**EXERCISE**
Every line of the listing must be reproduced as it stands. Leave the images behind.

━━━━━ SUPPLIED MATERIAL

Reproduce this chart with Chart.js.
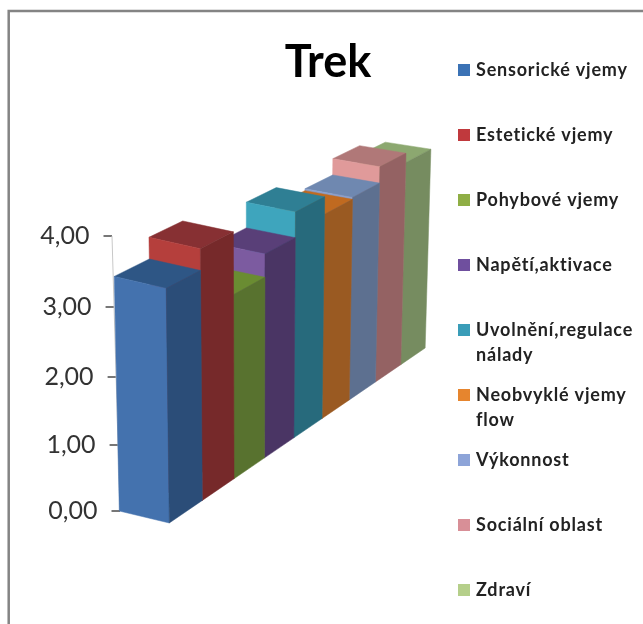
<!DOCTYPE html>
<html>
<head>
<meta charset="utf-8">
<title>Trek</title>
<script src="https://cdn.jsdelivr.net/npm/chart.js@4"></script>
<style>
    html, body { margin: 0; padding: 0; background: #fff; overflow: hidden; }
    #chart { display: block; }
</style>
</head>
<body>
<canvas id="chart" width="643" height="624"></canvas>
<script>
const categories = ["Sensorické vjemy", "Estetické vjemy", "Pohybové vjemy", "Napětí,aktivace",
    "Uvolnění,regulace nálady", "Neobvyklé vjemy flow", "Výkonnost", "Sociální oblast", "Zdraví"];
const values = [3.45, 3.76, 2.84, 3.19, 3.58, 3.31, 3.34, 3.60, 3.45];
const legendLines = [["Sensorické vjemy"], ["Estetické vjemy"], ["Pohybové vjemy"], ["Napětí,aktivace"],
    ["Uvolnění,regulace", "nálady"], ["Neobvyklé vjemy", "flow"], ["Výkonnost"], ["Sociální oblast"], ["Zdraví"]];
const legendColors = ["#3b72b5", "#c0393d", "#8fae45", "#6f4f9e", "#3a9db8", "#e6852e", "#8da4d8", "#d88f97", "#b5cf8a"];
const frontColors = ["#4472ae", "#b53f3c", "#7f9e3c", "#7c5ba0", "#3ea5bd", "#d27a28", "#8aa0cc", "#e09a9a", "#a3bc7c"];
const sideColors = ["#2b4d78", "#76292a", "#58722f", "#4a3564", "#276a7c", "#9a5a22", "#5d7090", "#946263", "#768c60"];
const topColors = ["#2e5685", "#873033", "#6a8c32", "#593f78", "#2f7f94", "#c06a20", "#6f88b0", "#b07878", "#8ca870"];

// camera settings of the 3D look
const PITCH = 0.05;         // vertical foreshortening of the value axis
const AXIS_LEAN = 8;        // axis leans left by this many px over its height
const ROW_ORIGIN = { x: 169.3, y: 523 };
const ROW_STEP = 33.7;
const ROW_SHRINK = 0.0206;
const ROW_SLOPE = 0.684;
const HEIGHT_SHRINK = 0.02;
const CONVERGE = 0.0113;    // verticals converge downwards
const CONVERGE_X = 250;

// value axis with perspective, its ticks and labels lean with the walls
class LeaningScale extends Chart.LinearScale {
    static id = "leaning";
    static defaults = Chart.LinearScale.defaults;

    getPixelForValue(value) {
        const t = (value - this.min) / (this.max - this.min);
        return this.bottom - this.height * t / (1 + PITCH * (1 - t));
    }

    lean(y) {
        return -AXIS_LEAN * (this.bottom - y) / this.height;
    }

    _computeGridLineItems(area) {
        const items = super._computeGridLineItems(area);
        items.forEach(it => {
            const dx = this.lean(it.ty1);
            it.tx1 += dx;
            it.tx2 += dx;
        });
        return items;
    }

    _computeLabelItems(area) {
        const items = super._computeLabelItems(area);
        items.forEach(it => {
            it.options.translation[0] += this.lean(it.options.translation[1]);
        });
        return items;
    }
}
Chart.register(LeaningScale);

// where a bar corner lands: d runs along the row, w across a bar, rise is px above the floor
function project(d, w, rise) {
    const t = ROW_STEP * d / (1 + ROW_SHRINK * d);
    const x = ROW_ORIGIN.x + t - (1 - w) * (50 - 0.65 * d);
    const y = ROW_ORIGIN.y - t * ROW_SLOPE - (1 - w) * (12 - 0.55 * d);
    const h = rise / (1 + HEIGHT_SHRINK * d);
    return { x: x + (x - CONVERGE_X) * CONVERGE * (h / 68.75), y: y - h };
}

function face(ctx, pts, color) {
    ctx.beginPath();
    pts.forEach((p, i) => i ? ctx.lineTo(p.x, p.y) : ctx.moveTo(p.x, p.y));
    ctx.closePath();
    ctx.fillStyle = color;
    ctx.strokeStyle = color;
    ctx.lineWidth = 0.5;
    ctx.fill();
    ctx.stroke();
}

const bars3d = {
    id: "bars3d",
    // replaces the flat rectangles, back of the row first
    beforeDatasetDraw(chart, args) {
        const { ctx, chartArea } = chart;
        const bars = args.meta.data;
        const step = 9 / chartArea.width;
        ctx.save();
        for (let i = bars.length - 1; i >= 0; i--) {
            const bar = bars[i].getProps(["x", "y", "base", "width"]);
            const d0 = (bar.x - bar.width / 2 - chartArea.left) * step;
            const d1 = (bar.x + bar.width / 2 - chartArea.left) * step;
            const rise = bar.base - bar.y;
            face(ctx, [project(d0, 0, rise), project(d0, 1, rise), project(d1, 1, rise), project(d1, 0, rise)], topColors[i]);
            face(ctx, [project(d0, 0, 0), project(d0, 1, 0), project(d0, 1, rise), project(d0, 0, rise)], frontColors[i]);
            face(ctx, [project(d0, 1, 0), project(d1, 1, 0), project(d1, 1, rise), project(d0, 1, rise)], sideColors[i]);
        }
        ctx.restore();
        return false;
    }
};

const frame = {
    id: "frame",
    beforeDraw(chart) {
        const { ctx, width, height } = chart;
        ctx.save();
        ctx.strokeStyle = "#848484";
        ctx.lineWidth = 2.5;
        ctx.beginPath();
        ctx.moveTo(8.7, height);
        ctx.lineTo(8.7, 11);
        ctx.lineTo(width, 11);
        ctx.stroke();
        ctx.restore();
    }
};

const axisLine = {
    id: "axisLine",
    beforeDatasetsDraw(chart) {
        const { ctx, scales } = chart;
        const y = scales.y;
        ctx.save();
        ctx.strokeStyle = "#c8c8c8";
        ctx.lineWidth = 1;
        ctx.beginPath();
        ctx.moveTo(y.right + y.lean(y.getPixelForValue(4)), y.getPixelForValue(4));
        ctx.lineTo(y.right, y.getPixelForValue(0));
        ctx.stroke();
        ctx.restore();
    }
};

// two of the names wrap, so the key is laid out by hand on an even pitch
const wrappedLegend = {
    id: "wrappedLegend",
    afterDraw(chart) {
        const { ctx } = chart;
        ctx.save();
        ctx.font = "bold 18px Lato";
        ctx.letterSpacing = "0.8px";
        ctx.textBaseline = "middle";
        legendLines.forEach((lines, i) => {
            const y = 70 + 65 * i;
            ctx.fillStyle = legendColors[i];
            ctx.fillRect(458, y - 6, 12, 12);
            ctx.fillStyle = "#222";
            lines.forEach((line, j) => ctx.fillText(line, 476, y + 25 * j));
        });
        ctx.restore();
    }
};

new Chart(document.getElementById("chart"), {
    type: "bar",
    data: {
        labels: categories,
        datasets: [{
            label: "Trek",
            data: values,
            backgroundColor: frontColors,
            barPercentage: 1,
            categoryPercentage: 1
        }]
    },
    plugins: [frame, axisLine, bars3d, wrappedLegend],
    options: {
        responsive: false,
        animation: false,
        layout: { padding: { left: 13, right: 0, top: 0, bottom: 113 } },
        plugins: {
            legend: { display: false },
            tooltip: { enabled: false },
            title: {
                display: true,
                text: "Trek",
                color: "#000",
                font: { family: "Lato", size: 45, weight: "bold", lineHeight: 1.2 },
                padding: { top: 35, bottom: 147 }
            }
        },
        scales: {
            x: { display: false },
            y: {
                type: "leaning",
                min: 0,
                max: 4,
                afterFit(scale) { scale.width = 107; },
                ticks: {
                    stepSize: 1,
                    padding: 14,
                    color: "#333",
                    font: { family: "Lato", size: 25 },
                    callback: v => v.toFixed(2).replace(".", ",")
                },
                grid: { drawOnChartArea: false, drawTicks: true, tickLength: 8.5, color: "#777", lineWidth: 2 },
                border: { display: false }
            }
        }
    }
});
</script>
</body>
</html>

━━━━━━━━━━

**EXERCISE RESPONSE**
Reproduce this chart with Chart.js.
<!DOCTYPE html>
<html>
<head>
<meta charset="utf-8">
<title>Trek</title>
<script src="https://cdn.jsdelivr.net/npm/chart.js@4"></script>
<style>
    html, body { margin: 0; padding: 0; background: #fff; overflow: hidden; }
    #chart { display: block; }
</style>
</head>
<body>
<canvas id="chart" width="643" height="624"></canvas>
<script>
const categories = ["Sensorické vjemy", "Estetické vjemy", "Pohybové vjemy", "Napětí,aktivace",
    "Uvolnění,regulace nálady", "Neobvyklé vjemy flow", "Výkonnost", "Sociální oblast", "Zdraví"];
const values = [3.45, 3.76, 2.84, 3.19, 3.58, 3.31, 3.34, 3.60, 3.45];
const legendLines = [["Sensorické vjemy"], ["Estetické vjemy"], ["Pohybové vjemy"], ["Napětí,aktivace"],
    ["Uvolnění,regulace", "nálady"], ["Neobvyklé vjemy", "flow"], ["Výkonnost"], ["Sociální oblast"], ["Zdraví"]];
const legendColors = ["#3b72b5", "#c0393d", "#8fae45", "#6f4f9e", "#3a9db8", "#e6852e", "#8da4d8", "#d88f97", "#b5cf8a"];
const frontColors = ["#4472ae", "#b53f3c", "#7f9e3c", "#7c5ba0", "#3ea5bd", "#d27a28", "#8aa0cc", "#e09a9a", "#a3bc7c"];
const sideColors = ["#2b4d78", "#76292a", "#58722f", "#4a3564", "#276a7c", "#9a5a22", "#5d7090", "#946263", "#768c60"];
const topColors = ["#2e5685", "#873033", "#6a8c32", "#593f78", "#2f7f94", "#c06a20", "#6f88b0", "#b07878", "#8ca870"];

// camera settings of the 3D look
const PITCH = 0.05;         // vertical foreshortening of the value axis
const AXIS_LEAN = 8;        // axis leans left by this many px over its height
const ROW_ORIGIN = { x: 169.3, y: 523 };
const ROW_STEP = 33.7;
const ROW_SHRINK = 0.0206;
const ROW_SLOPE = 0.684;
const HEIGHT_SHRINK = 0.02;
const CONVERGE = 0.0113;    // verticals converge downwards
const CONVERGE_X = 250;

// value axis with perspective, its ticks and labels lean with the walls
class LeaningScale extends Chart.LinearScale {
    static id = "leaning";
    static defaults = Chart.LinearScale.defaults;

    getPixelForValue(value) {
        const t = (value - this.min) / (this.max - this.min);
        return this.bottom - this.height * t / (1 + PITCH * (1 - t));
    }

    lean(y) {
        return -AXIS_LEAN * (this.bottom - y) / this.height;
    }

    _computeGridLineItems(area) {
        const items = super._computeGridLineItems(area);
        items.forEach(it => {
            const dx = this.lean(it.ty1);
            it.tx1 += dx;
            it.tx2 += dx;
        });
        return items;
    }

    _computeLabelItems(area) {
        const items = super._computeLabelItems(area);
        items.forEach(it => {
            it.options.translation[0] += this.lean(it.options.translation[1]);
        });
        return items;
    }
}
Chart.register(LeaningScale);

// where a bar corner lands: d runs along the row, w across a bar, rise is px above the floor
function project(d, w, rise) {
    const t = ROW_STEP * d / (1 + ROW_SHRINK * d);
    const x = ROW_ORIGIN.x + t - (1 - w) * (50 - 0.65 * d);
    const y = ROW_ORIGIN.y - t * ROW_SLOPE - (1 - w) * (12 - 0.55 * d);
    const h = rise / (1 + HEIGHT_SHRINK * d);
    return { x: x + (x - CONVERGE_X) * CONVERGE * (h / 68.75), y: y - h };
}

function face(ctx, pts, color) {
    ctx.beginPath();
    pts.forEach((p, i) => i ? ctx.lineTo(p.x, p.y) : ctx.moveTo(p.x, p.y));
    ctx.closePath();
    ctx.fillStyle = color;
    ctx.strokeStyle = color;
    ctx.lineWidth = 0.5;
    ctx.fill();
    ctx.stroke();
}

const bars3d = {
    id: "bars3d",
    // replaces the flat rectangles, back of the row first
    beforeDatasetDraw(chart, args) {
        const { ctx, chartArea } = chart;
        const bars = args.meta.data;
        const step = 9 / chartArea.width;
        ctx.save();
        for (let i = bars.length - 1; i >= 0; i--) {
            const bar = bars[i].getProps(["x", "y", "base", "width"]);
            const d0 = (bar.x - bar.width / 2 - chartArea.left) * step;
            const d1 = (bar.x + bar.width / 2 - chartArea.left) * step;
            const rise = bar.base - bar.y;
            face(ctx, [project(d0, 0, rise), project(d0, 1, rise), project(d1, 1, rise), project(d1, 0, rise)], topColors[i]);
            face(ctx, [project(d0, 0, 0), project(d0, 1, 0), project(d0, 1, rise), project(d0, 0, rise)], frontColors[i]);
            face(ctx, [project(d0, 1, 0), project(d1, 1, 0), project(d1, 1, rise), project(d0, 1, rise)], sideColors[i]);
        }
        ctx.restore();
        return false;
    }
};

const frame = {
    id: "frame",
    beforeDraw(chart) {
        const { ctx, width, height } = chart;
        ctx.save();
        ctx.strokeStyle = "#848484";
        ctx.lineWidth = 2.5;
        ctx.beginPath();
        ctx.moveTo(8.7, height);
        ctx.lineTo(8.7, 11);
        ctx.lineTo(width, 11);
        ctx.stroke();
        ctx.restore();
    }
};

const axisLine = {
    id: "axisLine",
    beforeDatasetsDraw(chart) {
        const { ctx, scales } = chart;
        const y = scales.y;
        ctx.save();
        ctx.strokeStyle = "#c8c8c8";
        ctx.lineWidth = 1;
        ctx.beginPath();
        ctx.moveTo(y.right + y.lean(y.getPixelForValue(4)), y.getPixelForValue(4));
        ctx.lineTo(y.right, y.getPixelForValue(0));
        ctx.stroke();
        ctx.restore();
    }
};

// two of the names wrap, so the key is laid out by hand on an even pitch
const wrappedLegend = {
    id: "wrappedLegend",
    afterDraw(chart) {
        const { ctx } = chart;
        ctx.save();
        ctx.font = "bold 18px Lato";
        ctx.letterSpacing = "0.8px";
        ctx.textBaseline = "middle";
        legendLines.forEach((lines, i) => {
            const y = 70 + 65 * i;
            ctx.fillStyle = legendColors[i];
            ctx.fillRect(458, y - 6, 12, 12);
            ctx.fillStyle = "#222";
            lines.forEach((line, j) => ctx.fillText(line, 476, y + 25 * j));
        });
        ctx.restore();
    }
};

new Chart(document.getElementById("chart"), {
    type: "bar",
    data: {
        labels: categories,
        datasets: [{
            label: "Trek",
            data: values,
            backgroundColor: frontColors,
            barPercentage: 1,
            categoryPercentage: 1
        }]
    },
    plugins: [frame, axisLine, bars3d, wrappedLegend],
    options: {
        responsive: false,
        animation: false,
        layout: { padding: { left: 13, right: 0, top: 0, bottom: 113 } },
        plugins: {
            legend: { display: false },
            tooltip: { enabled: false },
            title: {
                display: true,
                text: "Trek",
                color: "#000",
                font: { family: "Lato", size: 45, weight: "bold", lineHeight: 1.2 },
                padding: { top: 35, bottom: 147 }
            }
        },
        scales: {
            x: { display: false },
            y: {
                type: "leaning",
                min: 0,
                max: 4,
                afterFit(scale) { scale.width = 107; },
                ticks: {
                    stepSize: 1,
                    padding: 14,
                    color: "#333",
                    font: { family: "Lato", size: 25 },
                    callback: v => v.toFixed(2).replace(".", ",")
                },
                grid: { drawOnChartArea: false, drawTicks: true, tickLength: 8.5, color: "#777", lineWidth: 2 },
                border: { display: false }
            }
        }
    }
});
</script>
</body>
</html>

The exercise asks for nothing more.